Ученик известного римского грамматика Элия Доната, Иероним всегда отдавал предпочтение филологическим изысканиям перед философскими дефинициями. Владея древнееврейским и греческим языками, он осуществил труд, который стал одним из важнейших условий автономизации западной церкви. Не удовлетворенный тем, что существовавший до него перевод Библии на латинский язык, так называемая «Итала», был далеко не адекватен официальному тексту Священного писания, он предпринял его переделку на основе широких филологических сопоставлений. Иероним сделал новый перевод Ветхого завета, исправил перевод Нового завета, а также ряд других канонических текстов. Латинским вариантом Библии — Вульгатой — западная церковь обязана Иерониму.

В средние века широко читаемыми были принадлежавшие ему комментарии к Библии и другие сочинения, многочисленные и разнообразные по характеру, стилистике, языку. Но особенной популярностью пользовались ярко и просто написанные жития пустынников, в которых блестящий эрудит Иероним как будто забывал о своих любимых античных авторах и литературной изысканности. Рассказанные им легенды стали предшественниками латинской житийной литературы, предназначенной самым широким слоям средневекового общества. Иероним оказался у истоков той тенденции развития христианской теологии, которая нашла воплощение в деятельности папы Григория Великого и характеризовалась решительной дифференциацией религиозного сознания и теологической практики с учетом ее наибольшего влияния на массы. Таким образом, создавалось внутри дифференцированное (и от этого часто более действенное) единство идеологии, предназначенной питать умы, души, чувствования верующих, удовлетворять все их интеллектуальные, духовные и эмоциональные запросы и в то же время направлять их в строго определенное русло. В отношении же античного наследия Иероним занимал иную позицию, чем Григорий. Он был сторонником его использования для нужд христианства.

Деятельность христианских апологетов и «отцов церкви» обнаруживает, что и те, кто отрицал языческую мудрость, и те, кто стремился к созданию некоего симбиоза ее и христианства, — все они вышли из риторической школы, из риторической культуры, которая диктовала им формы выражения мыслей и полемики и до какой-то степени влияла и на способ мышления. Отрицаемое или принимаемое с оговорками культурное наследие древности было той питательной средой, без которой христианство не могло бы взойти столь обильно. Оно развивалось и оттачивалось в полемике с языческой культурой, дифференцировалось и приобретало философскую глубину, ибо имело в высшей степени достойного и образованного противника. Ведь не случайно в апологетических и полемических сочинениях христиан так много места уделяется изложению учений и доводов язычников и так подробно разворачивается их критика.
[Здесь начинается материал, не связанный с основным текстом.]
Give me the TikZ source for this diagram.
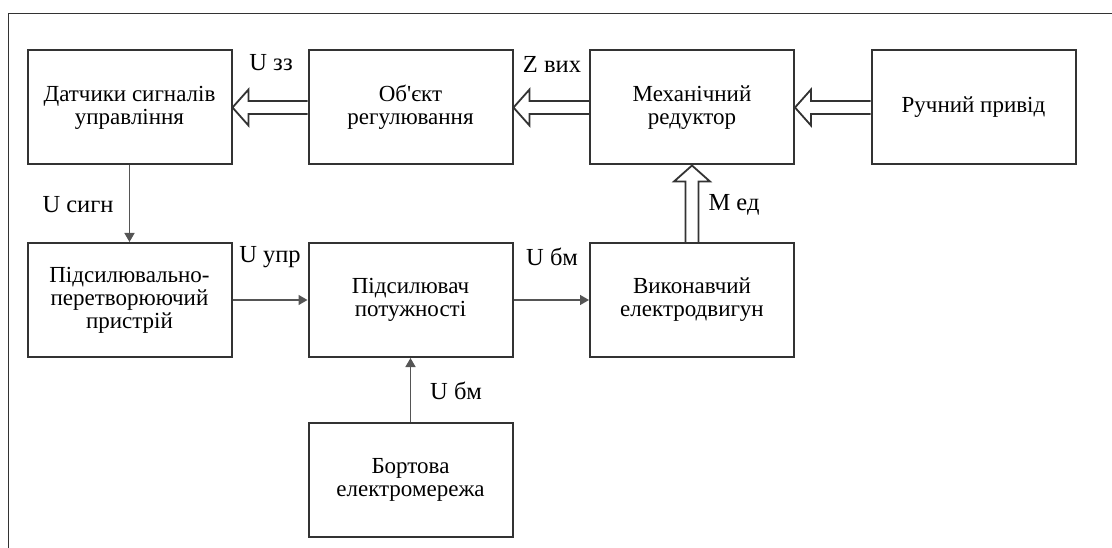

Сопротивляясь, критикующий исподволь учился у критикуемого, победитель у поверженного. И трудно сказать, был ли поверженный на самом дело побежден, ведь часто он незаметно брал победителя в свои сети, заставляя мыслить и писать так, как этого хотелось тому, кого отвергали. Языческая интеллектуальная и языковая культура и система образованности постепенно проникали в кровь и плоть христианства. Однако это не способствовало какому-либо смягчению христианства в его отношении к язычеству, наоборот, вооружаясь оружием противника, оно делалось к нему еще более нетерпимым и агрессивным.